• [The task]: Return all lines where the word "that" can be found.

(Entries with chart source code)
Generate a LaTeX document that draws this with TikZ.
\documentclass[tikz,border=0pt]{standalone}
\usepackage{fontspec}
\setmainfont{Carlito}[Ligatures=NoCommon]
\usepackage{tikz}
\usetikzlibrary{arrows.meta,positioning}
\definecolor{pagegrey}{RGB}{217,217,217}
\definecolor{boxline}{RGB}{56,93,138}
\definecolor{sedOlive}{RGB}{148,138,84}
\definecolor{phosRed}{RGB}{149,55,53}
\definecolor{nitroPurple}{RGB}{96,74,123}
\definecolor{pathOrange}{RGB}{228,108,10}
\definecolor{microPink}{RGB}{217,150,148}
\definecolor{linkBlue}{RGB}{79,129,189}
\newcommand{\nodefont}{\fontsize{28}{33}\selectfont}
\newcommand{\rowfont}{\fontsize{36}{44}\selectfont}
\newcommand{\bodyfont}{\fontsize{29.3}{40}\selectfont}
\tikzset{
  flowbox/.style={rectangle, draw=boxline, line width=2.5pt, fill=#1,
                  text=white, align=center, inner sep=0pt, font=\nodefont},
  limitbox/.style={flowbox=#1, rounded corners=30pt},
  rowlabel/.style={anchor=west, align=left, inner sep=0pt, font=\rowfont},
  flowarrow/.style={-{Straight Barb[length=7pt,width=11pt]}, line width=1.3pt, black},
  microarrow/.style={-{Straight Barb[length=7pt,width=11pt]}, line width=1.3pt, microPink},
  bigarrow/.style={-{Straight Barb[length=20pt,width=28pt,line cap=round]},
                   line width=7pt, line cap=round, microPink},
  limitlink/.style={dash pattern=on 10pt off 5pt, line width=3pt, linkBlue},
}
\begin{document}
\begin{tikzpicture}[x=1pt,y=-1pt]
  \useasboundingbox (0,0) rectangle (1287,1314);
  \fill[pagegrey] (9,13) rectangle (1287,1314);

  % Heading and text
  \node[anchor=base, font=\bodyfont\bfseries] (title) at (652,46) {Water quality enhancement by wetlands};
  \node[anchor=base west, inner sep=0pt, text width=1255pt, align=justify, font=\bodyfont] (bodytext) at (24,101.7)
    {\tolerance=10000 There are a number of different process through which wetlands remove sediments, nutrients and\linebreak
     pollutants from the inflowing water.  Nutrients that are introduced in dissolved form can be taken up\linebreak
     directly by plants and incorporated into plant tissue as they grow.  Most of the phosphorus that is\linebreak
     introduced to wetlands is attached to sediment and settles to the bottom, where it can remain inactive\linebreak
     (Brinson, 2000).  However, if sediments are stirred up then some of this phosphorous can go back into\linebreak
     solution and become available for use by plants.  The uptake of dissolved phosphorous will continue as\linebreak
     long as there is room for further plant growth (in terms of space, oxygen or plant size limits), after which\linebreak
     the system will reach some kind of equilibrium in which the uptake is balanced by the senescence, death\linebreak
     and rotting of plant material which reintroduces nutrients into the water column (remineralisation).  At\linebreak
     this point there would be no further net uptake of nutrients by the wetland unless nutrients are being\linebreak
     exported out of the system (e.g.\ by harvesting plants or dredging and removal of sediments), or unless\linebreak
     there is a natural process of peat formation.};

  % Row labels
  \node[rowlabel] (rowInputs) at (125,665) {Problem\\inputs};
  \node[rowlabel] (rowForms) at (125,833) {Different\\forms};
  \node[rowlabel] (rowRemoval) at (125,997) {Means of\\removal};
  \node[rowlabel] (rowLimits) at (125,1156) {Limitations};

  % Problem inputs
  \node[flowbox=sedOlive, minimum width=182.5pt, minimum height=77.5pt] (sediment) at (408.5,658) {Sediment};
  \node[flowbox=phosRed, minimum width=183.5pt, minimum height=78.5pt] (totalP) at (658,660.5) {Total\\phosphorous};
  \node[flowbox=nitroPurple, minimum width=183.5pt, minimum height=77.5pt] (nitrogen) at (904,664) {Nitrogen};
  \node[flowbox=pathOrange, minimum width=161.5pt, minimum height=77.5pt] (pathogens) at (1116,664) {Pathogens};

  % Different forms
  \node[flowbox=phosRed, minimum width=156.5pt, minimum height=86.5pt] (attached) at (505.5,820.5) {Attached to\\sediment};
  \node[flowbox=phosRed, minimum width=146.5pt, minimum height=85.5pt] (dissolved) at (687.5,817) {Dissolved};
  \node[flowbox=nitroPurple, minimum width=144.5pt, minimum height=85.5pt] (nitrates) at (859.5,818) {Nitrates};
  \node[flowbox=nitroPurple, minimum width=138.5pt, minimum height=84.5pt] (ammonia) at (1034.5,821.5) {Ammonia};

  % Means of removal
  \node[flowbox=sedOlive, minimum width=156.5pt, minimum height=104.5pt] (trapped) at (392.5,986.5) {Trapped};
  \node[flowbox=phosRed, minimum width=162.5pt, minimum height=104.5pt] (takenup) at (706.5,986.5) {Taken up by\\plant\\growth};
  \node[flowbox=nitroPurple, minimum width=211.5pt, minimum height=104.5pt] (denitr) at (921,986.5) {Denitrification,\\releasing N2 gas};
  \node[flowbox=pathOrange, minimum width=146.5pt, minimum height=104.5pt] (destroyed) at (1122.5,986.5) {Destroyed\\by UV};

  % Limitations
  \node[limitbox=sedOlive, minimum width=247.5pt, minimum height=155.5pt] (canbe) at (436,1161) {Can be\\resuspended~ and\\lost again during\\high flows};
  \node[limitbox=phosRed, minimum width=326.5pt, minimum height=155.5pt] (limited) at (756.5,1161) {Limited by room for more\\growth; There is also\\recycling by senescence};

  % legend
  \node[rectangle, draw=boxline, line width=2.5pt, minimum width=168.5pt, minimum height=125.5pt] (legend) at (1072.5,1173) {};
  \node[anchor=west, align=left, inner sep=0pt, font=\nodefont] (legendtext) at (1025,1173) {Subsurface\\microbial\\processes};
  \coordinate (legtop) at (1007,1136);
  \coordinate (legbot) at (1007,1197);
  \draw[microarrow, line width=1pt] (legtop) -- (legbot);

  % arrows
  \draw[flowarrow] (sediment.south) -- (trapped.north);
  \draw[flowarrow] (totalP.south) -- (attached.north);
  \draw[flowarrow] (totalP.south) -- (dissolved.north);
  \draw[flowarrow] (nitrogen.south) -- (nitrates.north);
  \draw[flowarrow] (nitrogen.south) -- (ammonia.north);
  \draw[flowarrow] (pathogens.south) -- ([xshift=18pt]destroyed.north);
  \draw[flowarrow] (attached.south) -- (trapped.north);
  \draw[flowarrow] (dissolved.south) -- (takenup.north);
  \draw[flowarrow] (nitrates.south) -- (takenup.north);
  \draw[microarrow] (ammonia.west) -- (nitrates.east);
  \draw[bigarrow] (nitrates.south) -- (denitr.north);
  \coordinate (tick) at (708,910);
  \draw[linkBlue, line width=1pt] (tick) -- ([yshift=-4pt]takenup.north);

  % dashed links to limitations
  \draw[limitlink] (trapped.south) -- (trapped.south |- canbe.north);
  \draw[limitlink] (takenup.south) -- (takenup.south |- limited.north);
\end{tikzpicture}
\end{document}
...
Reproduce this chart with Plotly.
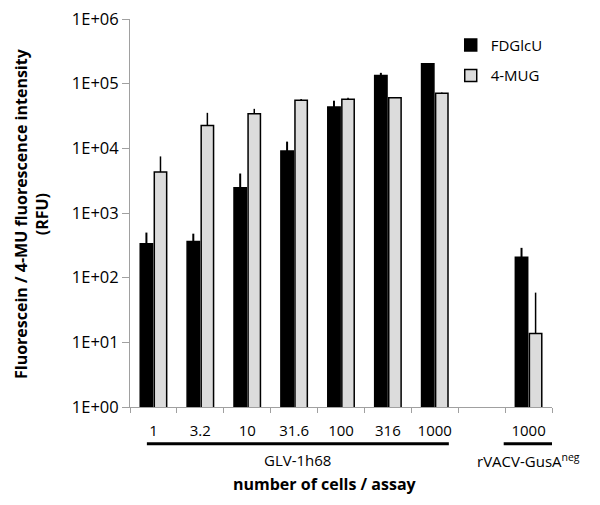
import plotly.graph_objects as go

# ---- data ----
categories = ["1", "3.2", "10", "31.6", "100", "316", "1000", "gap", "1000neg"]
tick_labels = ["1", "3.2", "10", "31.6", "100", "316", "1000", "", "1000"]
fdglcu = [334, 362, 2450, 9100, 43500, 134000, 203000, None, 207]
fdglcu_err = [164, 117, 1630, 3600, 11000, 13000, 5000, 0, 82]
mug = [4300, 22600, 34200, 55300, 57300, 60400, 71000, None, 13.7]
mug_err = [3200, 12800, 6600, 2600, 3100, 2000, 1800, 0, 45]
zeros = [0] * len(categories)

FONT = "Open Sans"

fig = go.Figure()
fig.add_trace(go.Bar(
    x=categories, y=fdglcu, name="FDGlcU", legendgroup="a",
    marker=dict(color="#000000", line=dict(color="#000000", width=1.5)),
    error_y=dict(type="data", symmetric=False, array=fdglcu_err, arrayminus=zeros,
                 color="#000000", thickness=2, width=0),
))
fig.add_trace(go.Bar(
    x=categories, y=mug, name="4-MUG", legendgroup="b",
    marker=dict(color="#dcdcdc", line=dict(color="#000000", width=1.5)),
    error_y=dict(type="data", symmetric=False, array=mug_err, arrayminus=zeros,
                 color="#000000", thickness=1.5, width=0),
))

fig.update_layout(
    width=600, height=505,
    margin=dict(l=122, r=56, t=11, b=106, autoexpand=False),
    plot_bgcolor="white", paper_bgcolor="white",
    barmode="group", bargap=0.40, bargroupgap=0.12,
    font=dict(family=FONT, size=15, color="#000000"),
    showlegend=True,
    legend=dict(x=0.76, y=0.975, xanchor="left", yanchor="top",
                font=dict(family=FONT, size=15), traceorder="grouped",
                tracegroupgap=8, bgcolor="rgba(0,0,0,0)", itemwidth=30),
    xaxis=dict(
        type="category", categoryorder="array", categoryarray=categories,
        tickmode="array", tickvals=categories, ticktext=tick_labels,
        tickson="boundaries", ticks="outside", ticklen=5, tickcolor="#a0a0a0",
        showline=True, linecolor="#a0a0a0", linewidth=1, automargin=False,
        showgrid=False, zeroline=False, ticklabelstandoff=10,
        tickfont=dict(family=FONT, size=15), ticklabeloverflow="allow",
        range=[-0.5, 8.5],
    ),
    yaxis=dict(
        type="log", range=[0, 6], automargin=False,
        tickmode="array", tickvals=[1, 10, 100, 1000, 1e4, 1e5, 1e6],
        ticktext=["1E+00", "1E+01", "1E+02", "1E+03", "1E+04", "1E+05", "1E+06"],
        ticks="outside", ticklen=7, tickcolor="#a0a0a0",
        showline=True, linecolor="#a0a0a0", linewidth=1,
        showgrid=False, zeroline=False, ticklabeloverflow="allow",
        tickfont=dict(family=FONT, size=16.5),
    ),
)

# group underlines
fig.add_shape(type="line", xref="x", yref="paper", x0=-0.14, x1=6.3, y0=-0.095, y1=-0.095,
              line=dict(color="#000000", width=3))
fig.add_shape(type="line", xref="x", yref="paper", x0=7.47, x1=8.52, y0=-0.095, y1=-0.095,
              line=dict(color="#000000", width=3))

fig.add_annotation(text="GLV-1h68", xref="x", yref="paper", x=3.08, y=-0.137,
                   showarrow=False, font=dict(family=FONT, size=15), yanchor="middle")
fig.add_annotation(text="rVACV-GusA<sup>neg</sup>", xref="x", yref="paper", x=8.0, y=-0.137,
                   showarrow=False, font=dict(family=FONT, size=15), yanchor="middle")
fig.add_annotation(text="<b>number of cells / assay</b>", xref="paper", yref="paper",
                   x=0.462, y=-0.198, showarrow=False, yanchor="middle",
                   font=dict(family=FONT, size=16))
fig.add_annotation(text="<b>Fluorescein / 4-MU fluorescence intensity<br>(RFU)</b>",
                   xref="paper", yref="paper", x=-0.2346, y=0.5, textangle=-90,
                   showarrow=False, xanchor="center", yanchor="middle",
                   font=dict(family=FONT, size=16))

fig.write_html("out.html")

• [The output]:
Generate a LaTeX document that draws this with TikZ.
     pollutants from the inflowing water.  Nutrients that are introduced in dissolved form can be taken up\linebreak
     directly by plants and incorporated into plant tissue as they grow.  Most of the phosphorus that is\linebreak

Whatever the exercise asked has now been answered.